Monte Carlo policy evaluation

policy evaluation when don’t have a model of how the world work

given on-policy samples

temporal difference (TD)

metrics to evaluate and compare algorithms

dynamic programming

Planning으로 가장 흔히 사용되던 것이 dynamic programming, 다이내믹 프로그래밍 인데, 이미 주어진 혹은이미 알고 있는 MDP에 따라 reward를 정의하고 제한된 환경에서 에이전트를 학습시키는 과정.

다이내믹 - 연속적으로 발생하는 문제를 해결하는 것.

다이내믹 프로그래밍 - 연속적으로 발생되는 문제를 수학적으로 optimize하여 풀어내는 것. 큰 문제를 작은 문제로 쪼개서 풀어내는 것과 같다 (divide & conquer)

Model free 방식은, MDP가 주어지지 않은 상황에서(모르는 상황에서) agent가 environment와 직접적으로 상호작용하여 경험을 축적, 이를 통해 학습을 이어나가는 것. 이 과정에서 value function을 최적화하여 optimal policy를 찾아나간다.

여기서 Model Free method의 방식으로 Monte Carlo Learning, 그리고 Temporal Differnece Learning 두가지가 있다.

•

Monte Carlo methods learn directly from episodes of experience.

•

Monte Carlo is a model-free : no knowledge of MDP transitions / rewards

•

Monte Carlo learns from complete episodes : which means there is no bootstrapping

•

Uses the simplest possible idea : which value is equal to the mean return

에피소드마다 직접 경험을 통해 environment를 학습해 나가는데, transition / reward에 대한 사전 지식이 없는 상태로 observe & reward가 주어진다.

episode가 종료된 후, 받게 되는 reward의 mean 만큼 value로 사용된다.

obtaining final gain → define value function → inference of E, but different way of using mean value of reward??

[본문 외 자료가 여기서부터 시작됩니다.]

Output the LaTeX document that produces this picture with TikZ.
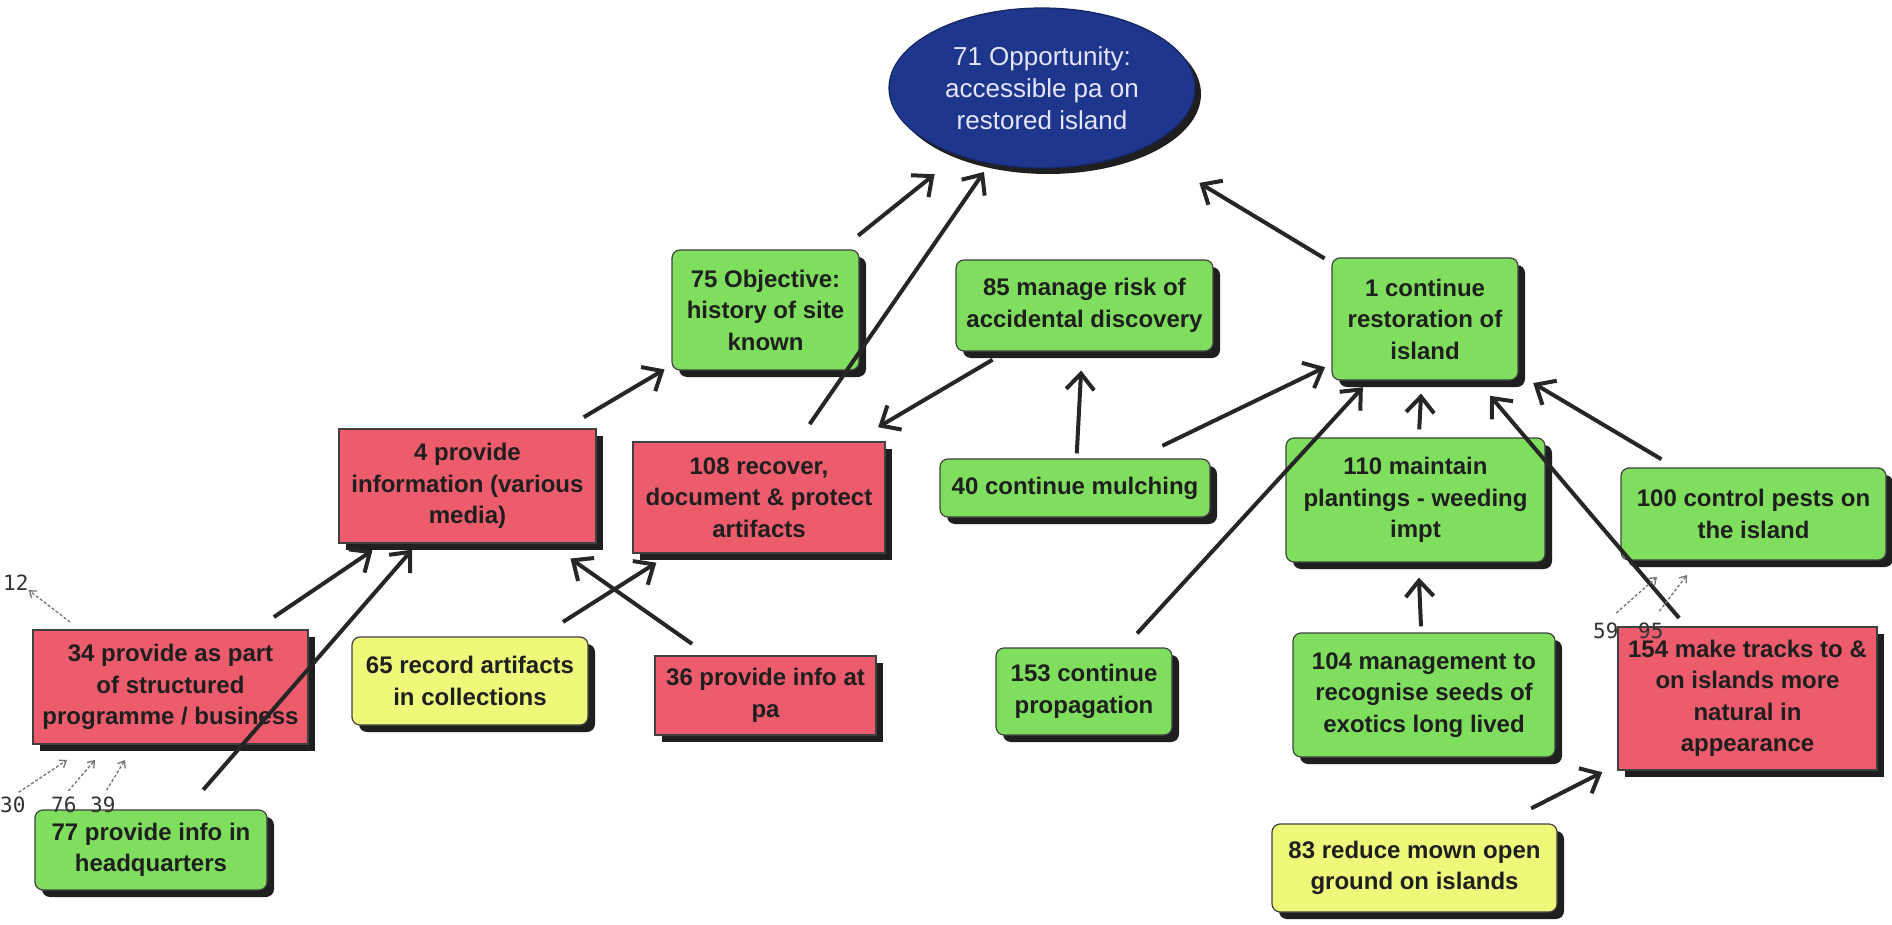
\documentclass[tikz,border=0pt]{standalone}
\usepackage{fontspec}
\setmainfont{Liberation Sans}
\newfontfamily\stubfont{DejaVu Sans Mono}
\usetikzlibrary{arrows.meta,shapes.geometric,shadows}

\definecolor{goalgreen}{RGB}{128,222,94}
\definecolor{riskred}{RGB}{236,92,108}
\definecolor{ideayellow}{RGB}{238,249,122}
\definecolor{oppnavy}{RGB}{30,54,140}

\begin{document}
\begin{tikzpicture}[x=1pt,y=-1pt,
  box/.style={draw=black!75, line width=1.2pt, text=black!88, align=center,
    inner sep=0pt, font=\fontsize{24}{31.5}\selectfont\bfseries,
    drop shadow={shadow xshift=7pt, shadow yshift=-7pt, opacity=1, fill=black!88}},
  gbox/.style={box, fill=goalgreen, rounded corners=8pt},
  rbox/.style={box, fill=riskred},
  ybox/.style={box, fill=ideayellow, rounded corners=8pt},
  opp/.style={ellipse, fill=oppnavy, draw=oppnavy!70!black, line width=1.2pt,
    inner sep=0pt, align=center, text=white!90!blue,
    font=\fontsize{26}{32}\selectfont,
    drop shadow={shadow xshift=6pt, shadow yshift=-6pt, opacity=1, fill=black!88}},
  link/.style={black!85, line width=4pt, -{Straight Barb[length=16pt,width=28pt]}},
  stub/.style={black!55, line width=1.3pt, densely dashed,
    -{Straight Barb[length=6pt,width=9pt]}},
  ref/.style={font=\stubfont\fontsize{21}{21}\selectfont, text=black!80, inner sep=0pt}]
  \useasboundingbox[fill=white] (0,0) rectangle (1892,925);

  % --- Opportunity (ellipse) ---
  \node[opp, minimum width=306pt, minimum height=160pt] (n71) at (1042,88)
    {71 Opportunity:\\accessible pa on\\restored island};

  % --- Upper row ---
  \node[gbox, minimum width=187pt, minimum height=120pt] (n75) at (765.5,310)
    {75 Objective:\\history of site\\known};
  \node[gbox, minimum width=257pt, minimum height=91pt] (n85) at (1084.5,305.5)
    {85 manage risk of\\accidental discovery};
  \node[gbox, minimum width=186pt, minimum height=122pt] (n1) at (1425,319)
    {1 continue\\restoration of\\island};

  % --- Middle row ---
  \node[rbox, minimum width=257pt, minimum height=114pt] (n4) at (467.5,486)
    {4 provide\\information (various\\media)};
  \node[rbox, minimum width=252pt, minimum height=111pt] (n108) at (759,497.5)
    {108 recover,\\document \& protect\\artifacts};
  \node[gbox, minimum width=270pt, minimum height=58pt] (n40) at (1075,488)
    {40 continue mulching};
  \node[gbox, minimum width=259pt, minimum height=124pt] (n110) at (1415.5,500)
    {110 maintain\\plantings - weeding\\impt};
  \node[gbox, minimum width=265pt, minimum height=92pt] (n100) at (1753.5,514)
    {100 control pests on\\the island};

  % --- Lower row ---
  \node[rbox, minimum width=275pt, minimum height=114pt] (n34) at (170.5,687)
    {34 provide as part\\of structured\\programme / business};
  \node[ybox, minimum width=236pt, minimum height=88pt] (n65) at (470,681)
    {65 record artifacts\\in collections};
  \node[rbox, minimum width=221pt, minimum height=79pt] (n36) at (765.5,695.5)
    {36 provide info at\\pa};
  \node[gbox, minimum width=176pt, minimum height=87pt] (n153) at (1084,691.5)
    {153 continue\\propagation};
  \node[gbox, minimum width=262pt, minimum height=124pt] (n104) at (1424,695)
    {104 management to\\recognise seeds of\\exotics long lived};
  \node[rbox, minimum width=259pt, minimum height=143pt] (n154) at (1747.5,698.5)
    {154 make tracks to \&\\on islands more\\natural in\\appearance};

  % --- Bottom row ---
  \node[gbox, minimum width=232pt, minimum height=80pt] (n77) at (151,850)
    {77 provide info in\\headquarters};
  \node[ybox, minimum width=285pt, minimum height=88pt] (n83) at (1414.5,868)
    {83 reduce mown open\\ground on islands};

  % --- Links (drawn over the boxes) ---
  \draw[link, shorten <=22pt, shorten >=30pt] (n75) -- (n71);
  \draw[link, shorten <=21pt, shorten >=10pt] (n108) -- (n71);
  \draw[link, shorten <=8pt, shorten >=66pt] (n1) -- (n71);
  \draw[link, shorten <=22pt, shorten >=8pt] (n4) -- (n75);
  \draw[link, shorten <=16pt, shorten >=28pt] (n85) -- (n108);
  \draw[link, shorten <=5pt, shorten >=19pt] (n40) -- (n85);
  \draw[link, shorten <=29pt, shorten >=7pt] (n40) -- (n1);
  \draw[link, shorten <=19pt, shorten >=9pt] (n153) -- (n1);
  \draw[link, shorten <=8pt, shorten >=13pt] (n110) -- (n1);
  \draw[link, shorten <=11pt, shorten >=20pt] (n154) -- (n1);
  \draw[link, shorten <=16pt, shorten >=17pt] (n100) -- (n1);
  \draw[link, shorten <=6pt, shorten >=15pt] (n104) -- (n110);
  \draw[link, shorten <=33pt, shorten >=17pt] (n83) -- (n154);
  \draw[link, shorten <=22pt, shorten >=12pt] (n34) -- (n4);
  \draw[link, shorten <=26pt, shorten >=8pt] (n77) -- (n4);
  \draw[link, shorten <=20pt, shorten >=26pt] (n36) -- (n4);
  \draw[link, shorten <=27pt, shorten >=17pt] (n65) -- (n108);

  % --- Links to concepts off this map ---
  \node[ref, anchor=base west] (l12) at (3,590) {12};
  \node[ref, anchor=base west] (l30) at (0,812) {30};
  \node[ref, anchor=base west] (l76) at (51,812) {76};
  \node[ref, anchor=base west] (l39) at (90,812) {39};
  \node[ref, anchor=base west] (l59) at (1593,638) {59};
  \node[ref, anchor=base west] (l95) at (1638,638) {95};
  \coordinate (f12) at (70,622);
  \coordinate (t30) at (67,760);
  \coordinate (t76) at (95,760);
  \coordinate (t39) at (125,760);
  \coordinate (t59) at (1657,577);
  \coordinate (t95) at (1687,575);
  \draw[stub] (f12) -- (l12.south east);
  \draw[stub, shorten <=7pt] (l30.north) -- (t30);
  \draw[stub, shorten <=7pt] (l76.north) -- (t76);
  \draw[stub, shorten <=7pt] (l39.north) -- (t39);
  \draw[stub, shorten <=14pt] (l59.north) -- (t59);
  \draw[stub, shorten <=14pt] (l95.north) -- (t95);
\end{tikzpicture}
\end{document}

Bootstrapping?? → 같은 종류의 추정값에 대해서 업데이트를 할 때, 한개 혹은 그 이상의 추정값을 사용하는 것.

•

Temporal difference method learn directly from episodes of experience

•

It is a model-free : requires no knowledge of MDP transitions / rewards

•

Unlike Monte Carlo, use bootstrapping

Important Properties to Evaluate Policy Evaluation Algorithms

•

Robustness to Markov assumption

•

Bias/variance charecteristics

•

Data efficiency

•

Computational efficiency